Zbliżają się wybory w samozwańczych republikach na Ukrainie

  • Data publikacji: 06.11.2018, 22:34

Zapowiadane wybory mają odbyć się 11 listopada na terytoriach tzw. Ługańskiej Republiki Ludowej oraz Donieckiej Republiki Ludowej. Kraje Unii Europejskiej uznają wybory za złamanie porozumienia z Mińska, Rosja natomiast stwierdza, że są one z nim zgodne. 

 

Oświadczenie krajów zachodnich brzmi: - Jako państwa członkowskie Unii Europejskiej w pełni popieramy niezależność, suwerenność i integralność terytorialną Ukrainy w ramach uznanych międzynarodowo granic. Dodatkowo dokument stwierdza, że wybory zostaną przeprowadzone bezprawnie i naruszą zarówno prawo ukraińskie jak i porozumienie z Mińska.

 

- Konflikt ten nie jest konfliktem etnicznym, wewnętrznym, jak Rosja zamierza go portretować. Jest to konflikt między państwami zainicjowany przez Rosję i systematycznie podsycany przez Rosję w celu destabilizacji Ukrainy - mówiła polska ambasador przy ONZ Joanna Wronecka. 

 

Podobnie wypowiadają się dyplomaci i przedstawiciele władz ukraińskich. Podkreślają oni, że wybory będą miały charakter bezprawny i nie zostaną uznane. Oskarżają także Rosję o prowokację i celową destabilizacje sytuacji w regionie. 

 

Rosjanie odpowiadają na te zarzuty, twierdząc, że porozumienie osiągnięte w Mińsku dotyczy wyborów komunalnych, a w ich opinii wybory w Ługańsku oraz Doniecku nie mają takiego charakteru.

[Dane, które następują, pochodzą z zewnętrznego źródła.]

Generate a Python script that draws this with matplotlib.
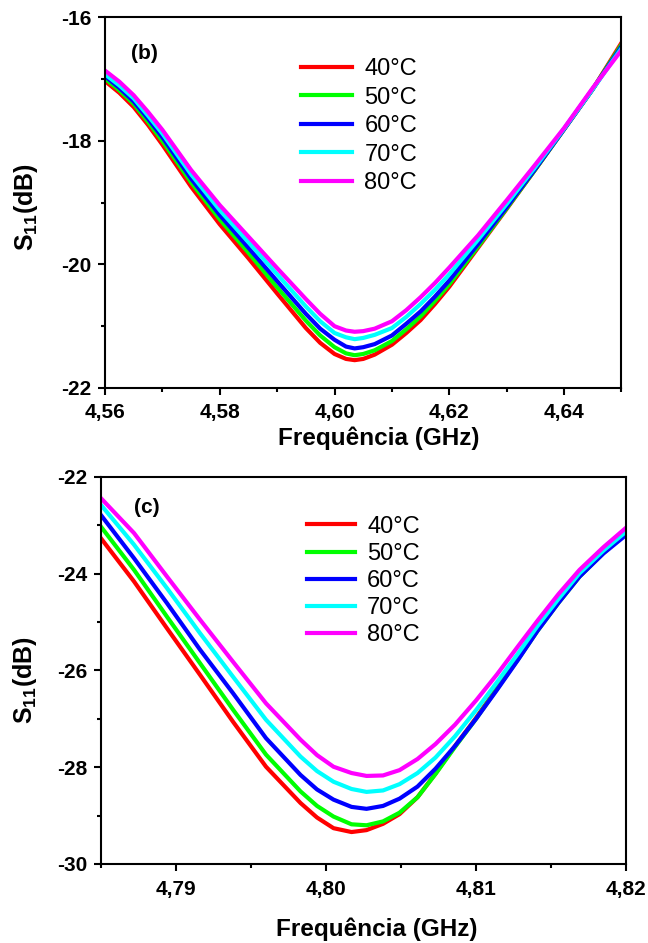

Rosyjski ambasador przy ONZ stwierdził, że o wyborach zdecydowano po zabójstwie Zacharczenki, które miało za zadanie zdestabilizować sytuację w regionie. Zasugerował także, że to Ukraińcy byli w nie zamieszani.  Rzecznik Kremla dodał także, że Rosja nie ma nieograniczonej władzy w tamtym rejonie, więc jest zainteresowana, kto zostanie wybrany. Nie potwierdził on, że Moskwa uzna wynik wyborów.